Data entries:

# # # #

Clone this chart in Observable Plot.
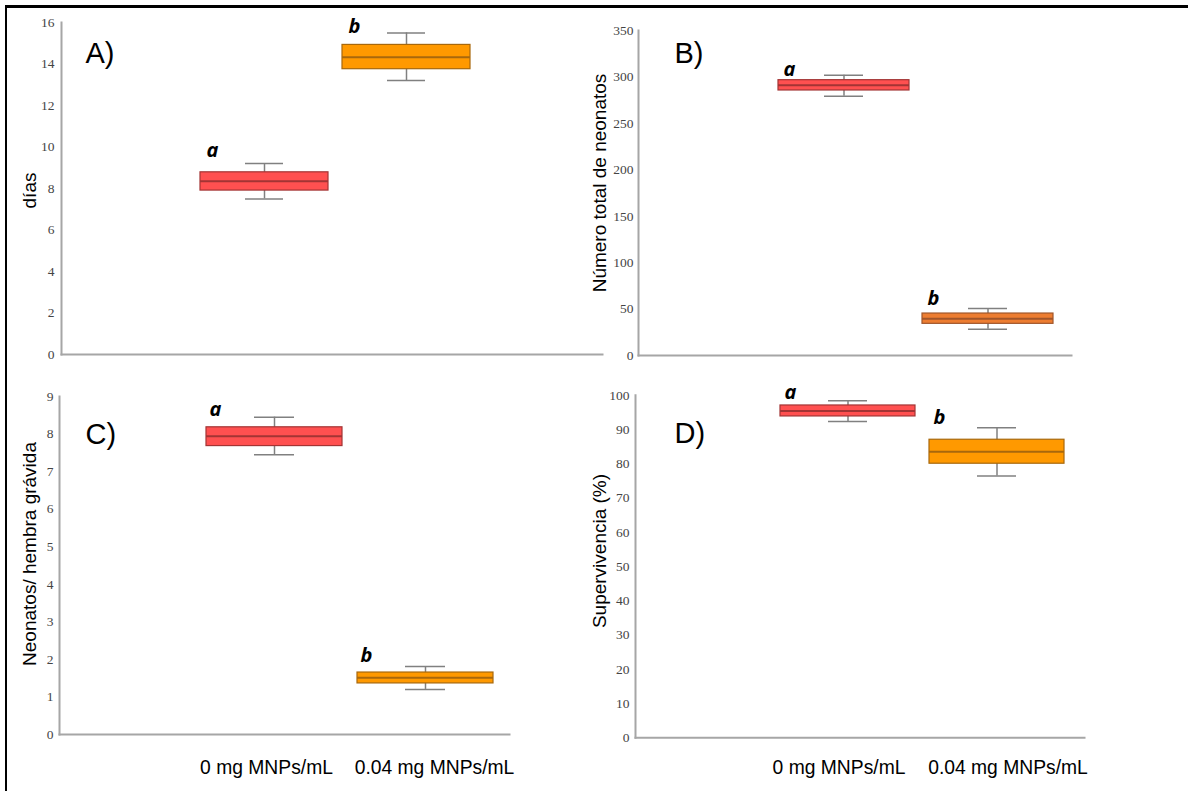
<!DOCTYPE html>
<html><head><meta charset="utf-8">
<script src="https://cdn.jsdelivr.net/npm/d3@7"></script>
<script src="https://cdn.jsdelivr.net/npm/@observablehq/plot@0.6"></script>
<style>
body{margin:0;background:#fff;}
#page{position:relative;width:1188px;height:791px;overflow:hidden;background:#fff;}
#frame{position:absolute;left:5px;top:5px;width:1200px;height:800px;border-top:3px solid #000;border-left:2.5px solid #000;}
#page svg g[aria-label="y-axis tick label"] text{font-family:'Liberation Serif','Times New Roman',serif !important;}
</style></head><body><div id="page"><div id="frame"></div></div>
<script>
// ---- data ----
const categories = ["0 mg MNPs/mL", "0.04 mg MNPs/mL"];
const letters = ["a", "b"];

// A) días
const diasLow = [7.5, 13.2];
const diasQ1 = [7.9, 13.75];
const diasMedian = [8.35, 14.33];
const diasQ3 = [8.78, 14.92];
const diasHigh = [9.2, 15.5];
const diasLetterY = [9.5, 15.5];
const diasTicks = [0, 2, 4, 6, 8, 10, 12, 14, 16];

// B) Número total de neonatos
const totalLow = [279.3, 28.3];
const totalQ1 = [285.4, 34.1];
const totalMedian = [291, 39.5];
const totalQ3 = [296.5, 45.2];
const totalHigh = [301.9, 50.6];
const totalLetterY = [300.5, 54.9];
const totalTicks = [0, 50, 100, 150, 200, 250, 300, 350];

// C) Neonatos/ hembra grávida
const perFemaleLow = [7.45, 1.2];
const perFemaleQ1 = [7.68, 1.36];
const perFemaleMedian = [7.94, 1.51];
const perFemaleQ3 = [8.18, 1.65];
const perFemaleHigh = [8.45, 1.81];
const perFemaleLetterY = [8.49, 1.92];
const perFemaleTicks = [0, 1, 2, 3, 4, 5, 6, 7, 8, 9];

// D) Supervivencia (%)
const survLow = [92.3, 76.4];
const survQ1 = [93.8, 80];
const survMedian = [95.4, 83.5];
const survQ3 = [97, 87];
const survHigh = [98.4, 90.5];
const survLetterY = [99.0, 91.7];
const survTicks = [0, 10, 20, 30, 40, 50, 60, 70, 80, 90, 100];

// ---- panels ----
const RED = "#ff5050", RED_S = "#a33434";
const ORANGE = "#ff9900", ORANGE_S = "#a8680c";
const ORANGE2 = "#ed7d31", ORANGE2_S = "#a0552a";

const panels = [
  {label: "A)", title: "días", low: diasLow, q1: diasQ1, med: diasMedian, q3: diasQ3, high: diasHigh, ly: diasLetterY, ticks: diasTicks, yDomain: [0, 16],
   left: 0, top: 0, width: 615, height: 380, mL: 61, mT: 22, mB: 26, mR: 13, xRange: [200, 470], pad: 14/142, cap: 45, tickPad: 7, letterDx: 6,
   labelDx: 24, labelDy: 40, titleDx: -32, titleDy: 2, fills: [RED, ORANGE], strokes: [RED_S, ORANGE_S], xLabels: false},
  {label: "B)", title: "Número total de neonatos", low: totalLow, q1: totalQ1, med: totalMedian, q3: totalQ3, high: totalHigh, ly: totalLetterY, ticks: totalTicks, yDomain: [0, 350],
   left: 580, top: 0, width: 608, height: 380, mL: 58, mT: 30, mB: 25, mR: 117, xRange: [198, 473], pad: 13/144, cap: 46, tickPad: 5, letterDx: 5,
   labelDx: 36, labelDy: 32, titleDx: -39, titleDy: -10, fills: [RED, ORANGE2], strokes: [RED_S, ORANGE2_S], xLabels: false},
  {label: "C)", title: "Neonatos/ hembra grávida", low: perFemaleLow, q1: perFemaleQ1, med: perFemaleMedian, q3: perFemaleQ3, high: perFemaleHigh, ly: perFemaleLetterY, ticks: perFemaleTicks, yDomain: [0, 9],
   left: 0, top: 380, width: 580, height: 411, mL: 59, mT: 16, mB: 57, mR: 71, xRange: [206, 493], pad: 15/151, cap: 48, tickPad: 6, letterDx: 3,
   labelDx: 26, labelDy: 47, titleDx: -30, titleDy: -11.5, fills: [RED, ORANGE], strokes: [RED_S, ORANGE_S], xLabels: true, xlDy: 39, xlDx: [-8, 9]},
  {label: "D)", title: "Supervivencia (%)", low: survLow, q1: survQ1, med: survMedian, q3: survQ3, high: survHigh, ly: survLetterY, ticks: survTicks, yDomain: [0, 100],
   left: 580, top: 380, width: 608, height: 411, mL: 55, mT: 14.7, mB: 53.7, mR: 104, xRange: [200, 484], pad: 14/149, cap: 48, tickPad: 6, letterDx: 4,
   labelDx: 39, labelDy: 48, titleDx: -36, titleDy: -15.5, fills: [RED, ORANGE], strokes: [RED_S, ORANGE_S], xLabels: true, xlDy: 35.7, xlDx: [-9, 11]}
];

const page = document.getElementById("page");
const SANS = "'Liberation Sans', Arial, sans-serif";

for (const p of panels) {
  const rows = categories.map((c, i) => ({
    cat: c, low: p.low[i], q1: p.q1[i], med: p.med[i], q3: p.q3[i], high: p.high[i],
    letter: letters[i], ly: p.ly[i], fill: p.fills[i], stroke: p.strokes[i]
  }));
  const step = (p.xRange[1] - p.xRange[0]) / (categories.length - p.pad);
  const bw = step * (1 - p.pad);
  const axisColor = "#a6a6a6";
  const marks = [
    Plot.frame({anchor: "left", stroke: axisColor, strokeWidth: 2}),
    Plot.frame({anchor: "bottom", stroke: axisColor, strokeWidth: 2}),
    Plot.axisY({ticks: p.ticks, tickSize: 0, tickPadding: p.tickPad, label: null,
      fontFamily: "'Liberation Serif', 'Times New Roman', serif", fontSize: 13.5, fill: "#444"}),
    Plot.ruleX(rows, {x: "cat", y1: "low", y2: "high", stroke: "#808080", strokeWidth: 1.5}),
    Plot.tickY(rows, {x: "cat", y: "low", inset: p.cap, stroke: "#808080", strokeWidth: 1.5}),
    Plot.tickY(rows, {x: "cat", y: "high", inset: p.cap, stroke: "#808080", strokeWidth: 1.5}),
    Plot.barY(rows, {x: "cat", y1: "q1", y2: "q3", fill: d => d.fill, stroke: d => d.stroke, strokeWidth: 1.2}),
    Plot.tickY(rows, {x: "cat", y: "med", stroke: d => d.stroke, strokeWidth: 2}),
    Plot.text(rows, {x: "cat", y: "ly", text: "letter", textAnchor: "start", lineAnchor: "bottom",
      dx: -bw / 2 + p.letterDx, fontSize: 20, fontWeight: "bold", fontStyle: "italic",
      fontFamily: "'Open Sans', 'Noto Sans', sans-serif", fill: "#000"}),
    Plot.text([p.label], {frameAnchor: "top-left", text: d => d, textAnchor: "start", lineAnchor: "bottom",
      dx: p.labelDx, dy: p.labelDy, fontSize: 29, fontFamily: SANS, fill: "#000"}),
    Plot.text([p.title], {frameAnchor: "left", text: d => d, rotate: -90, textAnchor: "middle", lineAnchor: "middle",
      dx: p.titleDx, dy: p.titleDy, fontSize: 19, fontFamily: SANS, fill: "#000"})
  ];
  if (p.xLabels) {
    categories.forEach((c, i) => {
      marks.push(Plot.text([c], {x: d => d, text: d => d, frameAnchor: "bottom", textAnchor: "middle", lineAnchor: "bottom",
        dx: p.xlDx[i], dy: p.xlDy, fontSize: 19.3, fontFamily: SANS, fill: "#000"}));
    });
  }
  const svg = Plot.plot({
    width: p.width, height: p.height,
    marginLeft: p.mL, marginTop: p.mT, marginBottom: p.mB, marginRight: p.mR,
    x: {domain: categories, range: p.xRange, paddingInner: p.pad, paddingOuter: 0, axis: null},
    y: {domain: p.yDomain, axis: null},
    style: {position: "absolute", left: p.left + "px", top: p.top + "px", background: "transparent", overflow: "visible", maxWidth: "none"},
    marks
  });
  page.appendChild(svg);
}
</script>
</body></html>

# # # #

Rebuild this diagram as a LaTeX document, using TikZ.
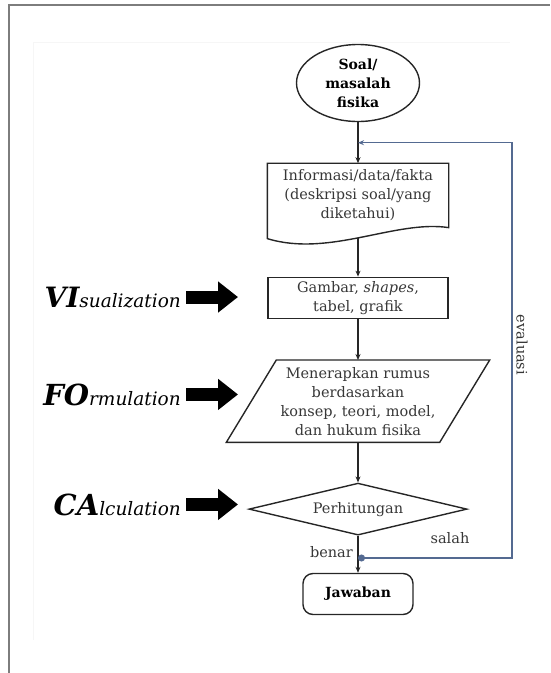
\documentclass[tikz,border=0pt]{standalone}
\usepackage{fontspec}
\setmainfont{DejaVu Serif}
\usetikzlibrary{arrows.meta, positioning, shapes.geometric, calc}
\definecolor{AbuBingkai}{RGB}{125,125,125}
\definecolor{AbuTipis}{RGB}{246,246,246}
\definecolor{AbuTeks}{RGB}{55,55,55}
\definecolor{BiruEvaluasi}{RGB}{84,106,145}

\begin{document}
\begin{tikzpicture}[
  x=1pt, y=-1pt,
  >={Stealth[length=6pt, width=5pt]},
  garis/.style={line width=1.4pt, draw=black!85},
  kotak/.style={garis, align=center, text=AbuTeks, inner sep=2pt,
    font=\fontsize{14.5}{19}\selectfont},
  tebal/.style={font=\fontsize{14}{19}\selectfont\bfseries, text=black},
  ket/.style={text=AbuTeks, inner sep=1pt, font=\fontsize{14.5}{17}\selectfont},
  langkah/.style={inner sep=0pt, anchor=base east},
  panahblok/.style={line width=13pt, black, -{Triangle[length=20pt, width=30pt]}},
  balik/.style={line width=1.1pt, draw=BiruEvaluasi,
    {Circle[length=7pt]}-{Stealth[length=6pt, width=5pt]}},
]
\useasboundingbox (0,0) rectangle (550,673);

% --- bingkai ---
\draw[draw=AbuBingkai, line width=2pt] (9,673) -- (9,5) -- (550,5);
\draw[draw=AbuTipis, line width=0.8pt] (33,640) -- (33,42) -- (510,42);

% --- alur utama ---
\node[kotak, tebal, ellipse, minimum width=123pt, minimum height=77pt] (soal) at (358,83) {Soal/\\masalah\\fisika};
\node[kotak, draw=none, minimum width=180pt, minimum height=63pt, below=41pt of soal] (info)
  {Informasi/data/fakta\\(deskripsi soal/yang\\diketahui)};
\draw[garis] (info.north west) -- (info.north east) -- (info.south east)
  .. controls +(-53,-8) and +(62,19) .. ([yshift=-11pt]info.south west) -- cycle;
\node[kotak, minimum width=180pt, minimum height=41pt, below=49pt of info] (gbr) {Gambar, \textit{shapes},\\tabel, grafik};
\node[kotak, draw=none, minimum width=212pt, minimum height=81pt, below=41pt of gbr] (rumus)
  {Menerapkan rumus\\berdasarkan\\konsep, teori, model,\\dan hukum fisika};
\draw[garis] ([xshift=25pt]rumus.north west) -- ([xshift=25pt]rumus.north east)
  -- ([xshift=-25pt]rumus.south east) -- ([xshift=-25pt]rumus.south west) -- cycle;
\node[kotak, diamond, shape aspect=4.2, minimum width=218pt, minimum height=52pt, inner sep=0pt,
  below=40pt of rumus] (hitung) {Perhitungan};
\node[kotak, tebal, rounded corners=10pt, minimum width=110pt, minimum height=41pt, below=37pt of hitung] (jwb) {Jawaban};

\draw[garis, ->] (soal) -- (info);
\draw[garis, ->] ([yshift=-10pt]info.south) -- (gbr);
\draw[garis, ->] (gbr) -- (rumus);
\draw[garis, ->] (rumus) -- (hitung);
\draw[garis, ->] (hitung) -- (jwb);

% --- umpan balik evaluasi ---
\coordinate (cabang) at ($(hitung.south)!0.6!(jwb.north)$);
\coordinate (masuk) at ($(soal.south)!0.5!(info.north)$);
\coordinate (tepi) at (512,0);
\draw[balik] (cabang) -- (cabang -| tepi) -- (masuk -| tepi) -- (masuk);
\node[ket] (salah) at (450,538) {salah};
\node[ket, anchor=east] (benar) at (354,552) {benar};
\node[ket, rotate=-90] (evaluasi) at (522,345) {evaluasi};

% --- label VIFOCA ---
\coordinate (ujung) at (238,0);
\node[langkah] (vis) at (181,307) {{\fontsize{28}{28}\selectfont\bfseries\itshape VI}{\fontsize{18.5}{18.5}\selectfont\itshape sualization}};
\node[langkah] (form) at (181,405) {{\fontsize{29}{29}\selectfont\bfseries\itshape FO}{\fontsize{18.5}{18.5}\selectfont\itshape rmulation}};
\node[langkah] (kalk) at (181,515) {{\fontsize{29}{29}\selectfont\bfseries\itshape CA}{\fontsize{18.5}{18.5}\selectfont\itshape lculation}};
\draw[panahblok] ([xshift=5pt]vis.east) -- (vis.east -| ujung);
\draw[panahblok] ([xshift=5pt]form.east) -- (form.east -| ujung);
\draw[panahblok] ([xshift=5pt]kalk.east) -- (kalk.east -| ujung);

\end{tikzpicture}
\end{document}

# # # #

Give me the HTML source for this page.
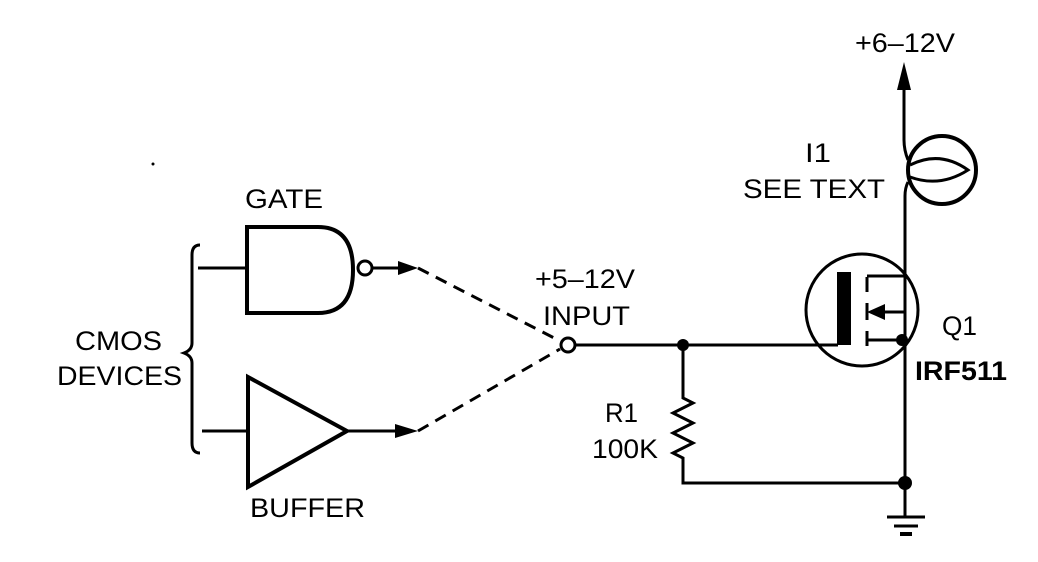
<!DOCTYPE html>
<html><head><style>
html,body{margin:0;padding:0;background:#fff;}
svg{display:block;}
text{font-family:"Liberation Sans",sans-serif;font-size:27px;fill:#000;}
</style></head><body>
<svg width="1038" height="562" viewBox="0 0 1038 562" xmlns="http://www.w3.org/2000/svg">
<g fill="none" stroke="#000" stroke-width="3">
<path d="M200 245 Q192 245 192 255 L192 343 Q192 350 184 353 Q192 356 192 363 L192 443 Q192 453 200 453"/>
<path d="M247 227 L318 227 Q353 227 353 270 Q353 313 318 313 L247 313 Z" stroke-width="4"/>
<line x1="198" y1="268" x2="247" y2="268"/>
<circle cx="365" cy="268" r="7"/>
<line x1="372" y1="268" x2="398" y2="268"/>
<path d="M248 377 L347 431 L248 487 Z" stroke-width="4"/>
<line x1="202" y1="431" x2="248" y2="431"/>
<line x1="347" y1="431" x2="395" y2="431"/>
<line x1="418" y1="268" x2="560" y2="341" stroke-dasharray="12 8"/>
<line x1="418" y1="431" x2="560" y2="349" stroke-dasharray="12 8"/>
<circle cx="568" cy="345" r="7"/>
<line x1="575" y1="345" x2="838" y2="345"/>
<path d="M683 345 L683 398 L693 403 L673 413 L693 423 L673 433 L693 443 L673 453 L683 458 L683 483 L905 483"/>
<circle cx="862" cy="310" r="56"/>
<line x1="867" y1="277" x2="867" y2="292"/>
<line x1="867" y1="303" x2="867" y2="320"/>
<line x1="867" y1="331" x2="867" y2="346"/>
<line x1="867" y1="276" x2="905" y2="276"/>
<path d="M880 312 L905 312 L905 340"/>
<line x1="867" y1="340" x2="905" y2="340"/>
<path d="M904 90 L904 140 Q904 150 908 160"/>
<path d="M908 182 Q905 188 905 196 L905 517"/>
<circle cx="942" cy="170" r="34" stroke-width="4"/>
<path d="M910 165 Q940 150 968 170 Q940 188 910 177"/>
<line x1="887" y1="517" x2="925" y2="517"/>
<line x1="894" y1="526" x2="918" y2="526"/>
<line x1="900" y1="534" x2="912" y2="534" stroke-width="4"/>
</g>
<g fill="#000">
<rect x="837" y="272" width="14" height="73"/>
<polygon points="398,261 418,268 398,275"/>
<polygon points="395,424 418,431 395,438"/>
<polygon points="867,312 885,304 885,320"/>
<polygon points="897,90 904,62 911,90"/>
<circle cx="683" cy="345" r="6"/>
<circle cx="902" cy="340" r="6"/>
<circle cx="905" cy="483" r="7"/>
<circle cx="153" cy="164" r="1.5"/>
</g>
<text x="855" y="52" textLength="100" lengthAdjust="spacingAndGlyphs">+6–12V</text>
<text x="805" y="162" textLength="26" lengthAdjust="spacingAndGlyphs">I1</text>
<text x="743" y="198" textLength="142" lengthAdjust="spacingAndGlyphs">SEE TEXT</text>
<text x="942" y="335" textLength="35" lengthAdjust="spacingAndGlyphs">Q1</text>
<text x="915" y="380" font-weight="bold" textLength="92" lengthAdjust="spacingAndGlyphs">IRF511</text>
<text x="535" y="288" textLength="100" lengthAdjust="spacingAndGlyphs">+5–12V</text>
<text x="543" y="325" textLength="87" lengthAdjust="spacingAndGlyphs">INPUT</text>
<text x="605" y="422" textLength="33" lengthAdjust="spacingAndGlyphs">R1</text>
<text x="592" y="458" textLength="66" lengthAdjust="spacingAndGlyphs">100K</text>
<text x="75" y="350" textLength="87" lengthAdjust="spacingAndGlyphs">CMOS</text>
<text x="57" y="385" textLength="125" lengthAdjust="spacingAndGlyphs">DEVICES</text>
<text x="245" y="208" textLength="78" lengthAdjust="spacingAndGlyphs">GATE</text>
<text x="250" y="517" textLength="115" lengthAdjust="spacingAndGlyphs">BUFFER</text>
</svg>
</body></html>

# # # #

- Work instructions -
Skip all pictures. Retype exactly the span whose first line is the one with "Clone this chart in Observable Plot." and whose last line is the one with "const totalTicks = [0, 50, 100, 150, 200, 250, 300, 350];".

- Solution for this exercise -
Clone this chart in Observable Plot.
<!DOCTYPE html>
<html><head><meta charset="utf-8">
<script src="https://cdn.jsdelivr.net/npm/d3@7"></script>
<script src="https://cdn.jsdelivr.net/npm/@observablehq/plot@0.6"></script>
<style>
body{margin:0;background:#fff;}
#page{position:relative;width:1188px;height:791px;overflow:hidden;background:#fff;}
#frame{position:absolute;left:5px;top:5px;width:1200px;height:800px;border-top:3px solid #000;border-left:2.5px solid #000;}
#page svg g[aria-label="y-axis tick label"] text{font-family:'Liberation Serif','Times New Roman',serif !important;}
</style></head><body><div id="page"><div id="frame"></div></div>
<script>
// ---- data ----
const categories = ["0 mg MNPs/mL", "0.04 mg MNPs/mL"];
const letters = ["a", "b"];

// A) días
const diasLow = [7.5, 13.2];
const diasQ1 = [7.9, 13.75];
const diasMedian = [8.35, 14.33];
const diasQ3 = [8.78, 14.92];
const diasHigh = [9.2, 15.5];
const diasLetterY = [9.5, 15.5];
const diasTicks = [0, 2, 4, 6, 8, 10, 12, 14, 16];

// B) Número total de neonatos
const totalLow = [279.3, 28.3];
const totalQ1 = [285.4, 34.1];
const totalMedian = [291, 39.5];
const totalQ3 = [296.5, 45.2];
const totalHigh = [301.9, 50.6];
const totalLetterY = [300.5, 54.9];
const totalTicks = [0, 50, 100, 150, 200, 250, 300, 350];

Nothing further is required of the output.